Cloud infrastructure platforms pivoting to AI inference face a predictable, durable gross margin headwind as the inference revenue share grows. The mechanism: GPU-intensive inference workloads carry materially lower gross margins than core cloud services (Droplets, managed databases, storage) because GPU CapEx amortization, power, and cooling are large per-unit COGS line items. As inference revenue grows from a small share to a significant percentage of revenue, blended gross margins compress even if underlying unit economics are stable.
This is distinct from the SaaS-plus-hardware-device GM compression pattern (AXON).
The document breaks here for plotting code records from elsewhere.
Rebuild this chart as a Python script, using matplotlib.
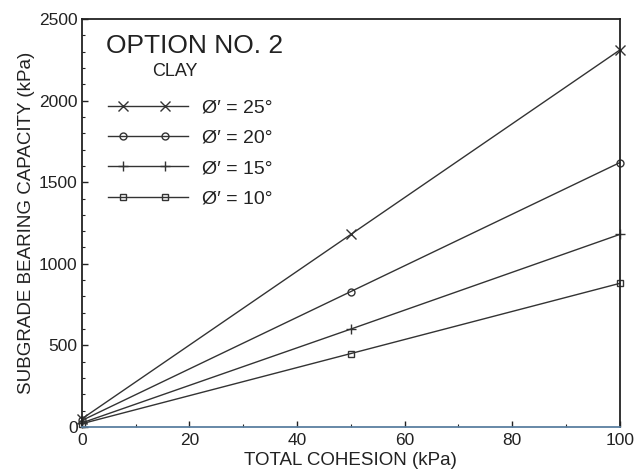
import matplotlib
matplotlib.use("Agg")
import matplotlib.pyplot as plt
from matplotlib.ticker import MultipleLocator
from matplotlib.lines import Line2D

plt.rcParams['font.family'] = ['Liberation Sans', 'DejaVu Sans']

cohesion = [0, 50, 100]
phi_25 = [50, 1180, 2310]
phi_20 = [40, 830, 1620]
phi_15 = [25, 600, 1180]
phi_10 = [20, 450, 880]
labels = ["Ø′ = 25°", "Ø′ = 20°", "Ø′ = 15°", "Ø′ = 10°"]
markers = ["x", "o", "+", "s"]

INK = '#222222'
LEG_MARKS = [4, 15]

fig = plt.figure(figsize=(6.35, 4.76), dpi=100)
ax = fig.add_axes([0.129, 0.103, 0.847, 0.857])

handles = []
for ys, lab, m in zip([phi_25, phi_20, phi_15, phi_10], labels, markers):
    ms = 7 if m in 'x+' else 5
    ax.plot(cohesion, ys, color='#333333', lw=1.0, marker=m, ms=ms,
            mfc='none', mec='#333333', mew=1.0, clip_on=False)
    handles.append(Line2D([], [], color='#333333', lw=1.0, marker=m, ms=ms,
                          mfc='none', mec='#333333', mew=1.0, markevery=LEG_MARKS,
                          label=lab))

ax.set_xlim(0, 100)
ax.set_ylim(0, 2500)
ax.xaxis.set_major_locator(MultipleLocator(20))
ax.xaxis.set_minor_locator(MultipleLocator(10))
ax.yaxis.set_major_locator(MultipleLocator(500))
ax.yaxis.set_minor_locator(MultipleLocator(100))
ax.tick_params(which='both', direction='in', labelsize=12.5, colors=INK)
ax.tick_params(which='major', length=4, width=1)
ax.tick_params(which='minor', length=2.5, width=0.8)
ax.tick_params(axis='x', pad=4)
ax.tick_params(axis='y', pad=3)
for s in ax.spines.values():
    s.set_linewidth(1.3)
    s.set_color(INK)
ax.spines['bottom'].set_color('#5a7fa0')

ax.set_xlabel("TOTAL COHESION (kPa)", fontsize=13.5, color=INK, labelpad=3)
ax.set_ylabel("SUBGRADE BEARING CAPACITY (kPa)", fontsize=13.5, color=INK, labelpad=3)

ax.text(0.045, 0.935, "OPTION NO. 2", transform=ax.transAxes, fontsize=19, color=INK, va='center')
ax.text(0.13, 0.872, "CLAY", transform=ax.transAxes, fontsize=13, color=INK, va='center')

leg = ax.legend(handles=handles, loc='upper left', bbox_to_anchor=(0.012, 0.838), frameon=False,
                fontsize=14, handlelength=4.72, numpoints=22, labelspacing=0.66,
                handletextpad=0.4, labelcolor=INK, borderpad=0.2)
for h in leg.legend_handles:
    h.set_markevery(LEG_MARKS)

fig.savefig("out.png", dpi=100)
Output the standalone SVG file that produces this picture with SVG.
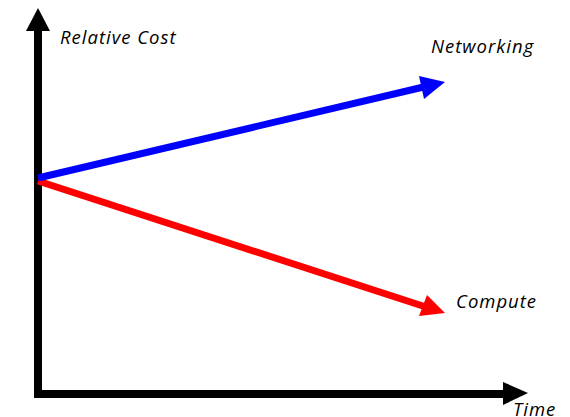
<svg xmlns="http://www.w3.org/2000/svg" width="570" height="417" viewBox="0 0 570 417">
<style>
text{font-family:"Open Sans","DejaVu Sans",sans-serif;font-style:italic;font-size:18.5px;letter-spacing:1px;fill:#000}
.ax{stroke:#000;stroke-width:8;fill:none}
</style>
<rect width="570" height="417" fill="#fff"/>
<g id="axes">
<path class="ax" d="M38,26 V398 M34,394 H508"/>
<polygon points="38,8 26,31 50,31" fill="#000"/>
<polygon points="528,393 503,382 503,405" fill="#000"/>
</g>
<g id="connectors">
<line x1="38" y1="181" x2="432" y2="309" stroke="#f00" stroke-width="7"/>
<polygon points="445,313 427,295 419,316" fill="#f00"/>
<line x1="38" y1="178" x2="432" y2="85" stroke="#00f" stroke-width="7"/>
<polygon points="445,82 419,76 424,99" fill="#00f"/>
</g>
<g id="labels">
<text x="60" y="44">Relative Cost</text>
<text x="431" y="53">Networking</text>
<text x="456" y="308">Compute</text>
<text x="513" y="416">Time</text>
</g>
</svg>
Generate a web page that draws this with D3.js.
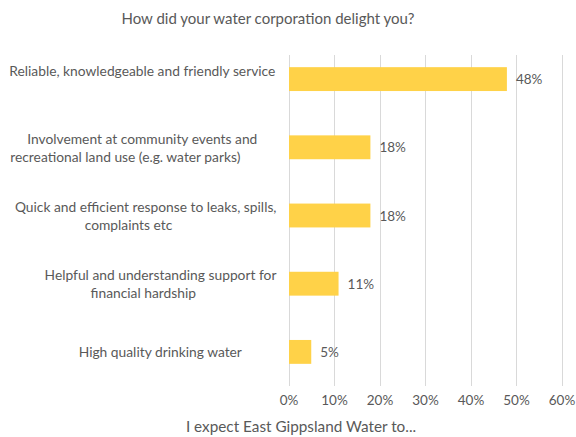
<!DOCTYPE html>
<html>
<head>
<meta charset="utf-8">
<script src="https://cdn.jsdelivr.net/npm/d3@7"></script>
<style>
  html, body { margin: 0; padding: 0; background: #fff; }
  svg { display: block; }
  text { font-family: "Source Sans Pro", Lato, "Open Sans", sans-serif; fill: #595959; }
</style>
</head>
<body>
<svg id="chart" width="576" height="437"></svg>
<script>
// Survey responses: share of respondents choosing each reason
const categories = [
  ["Reliable, knowledgeable and friendly service", ""],
  ["Involvement at community events and", "recreational land use (e.g. water parks)"],
  ["Quick and efficient response to leaks, spills,", "complaints etc"],
  ["Helpful and understanding support for", "financial hardship"],
  ["High quality drinking water"]
];
const values = [48, 18, 18, 11, 5];
const tickValues = [0, 10, 20, 30, 40, 50, 60];
const title = "How did your water corporation delight you?";
const footer = "I expect East Gippsland Water to...";

// Horizontal centre of each wrapped category label line
const labelCenters = [[142.3, 125], [142.3, 125.3], [145.7, 128.5], [160.5, 143.3], [160.3]];

const svg = d3.select("#chart");
const plot = { left: 288.5, right: 561.5, top: 45, bottom: 386, gridTop: 55 };

const x = d3.scaleLinear().domain([0, 60]).range([plot.left, plot.right]);
const y = d3.scaleBand().domain(d3.range(categories.length))
  .range([plot.top, plot.bottom]).paddingInner(0.65).paddingOuter(0.325);

// Title
svg.append("text")
  .attr("x", 268).attr("y", 18)
  .attr("text-anchor", "middle").attr("dominant-baseline", "central")
  .style("font-size", "15px")
  .text(title);

// Vertical gridlines
svg.append("g").selectAll("line").data(tickValues).join("line")
  .attr("x1", d => Math.round(x(d)) + 0.5).attr("x2", d => Math.round(x(d)) + 0.5)
  .attr("y1", plot.gridTop).attr("y2", plot.bottom)
  .attr("stroke", "#d9d9d9").attr("stroke-width", 1);

// Bars
svg.append("g").selectAll("rect").data(values).join("rect")
  .attr("x", x(0) + 0.5)
  .attr("y", (d, i) => y(i))
  .attr("width", d => x(d) - x(0) - 0.5)
  .attr("height", y.bandwidth())
  .attr("fill", "#FFD248");

// Value labels
svg.append("g").selectAll("text").data(values).join("text")
  .attr("x", d => x(d) + 9)
  .attr("y", (d, i) => y(i) + y.bandwidth() / 2)
  .attr("dominant-baseline", "central")
  .style("font-size", "13.5px")
  .text(d => d + "%");

// Category labels (wrapped, centred block per bar)
const lineH = 18;
const catG = svg.append("g");
categories.forEach((lines, i) => {
  const cy = y(i) + y.bandwidth() / 2;
  lines.forEach((ln, j) => {
    catG.append("text")
      .attr("x", labelCenters[i][j])
      .attr("y", cy + (j - (lines.length - 1) / 2) * lineH)
      .attr("text-anchor", "middle")
      .attr("dominant-baseline", "central")
      .style("font-size", "13.8px")
      .text(ln);
  });
});

// X axis tick labels
const xAxis = d3.axisBottom(x).tickValues(tickValues).tickFormat(d => d + "%").tickSize(0).tickPadding(0);
const ax = svg.append("g").attr("transform", `translate(0,${plot.bottom + 14})`).call(xAxis);
ax.select(".domain").remove();
ax.selectAll("text")
  .attr("y", 0).attr("dy", null)
  .attr("dominant-baseline", "central")
  .style("font-size", "13.5px")
  .style("font-family", "\"Source Sans Pro\", Lato, \"Open Sans\", sans-serif")
  .attr("fill", "#595959");

// Footer text
svg.append("text")
  .attr("x", 301).attr("y", 426)
  .attr("text-anchor", "middle").attr("dominant-baseline", "central")
  .style("font-size", "15.3px")
  .text(footer);
</script>
</body>
</html>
In that pattern, a software company adds a physical device attach. Here, a cloud infrastructure company is adding a higher-COGS compute product — both are cloud, but inference is structurally heavier on COGS than general-purpose cloud.
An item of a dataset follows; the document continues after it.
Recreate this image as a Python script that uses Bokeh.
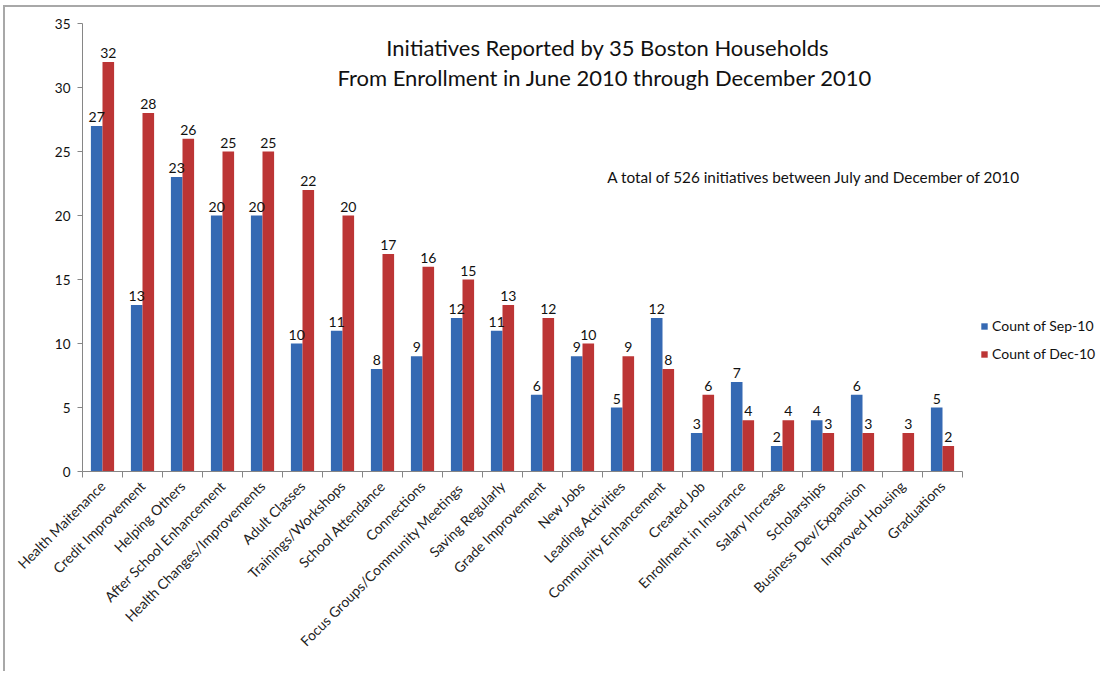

When evaluating cloud platform companies pivoting to AI inference, build a GM bridge model: (1) estimate steady-state inference GM vs. core cloud GM, (2) project inference revenue mix at each quarter, (3) calculate the blended GM trajectory. Do not apply the legacy GM as a stable assumption — the mix shift is predictable and quantifiable. For valuation screens, be cautious applying the 60% gross margin threshold rigidly to cloud platforms mid-pivot; the relevant question is whether inference-specific unit economics are improving and whether scale reduces per-unit GPU costs over time.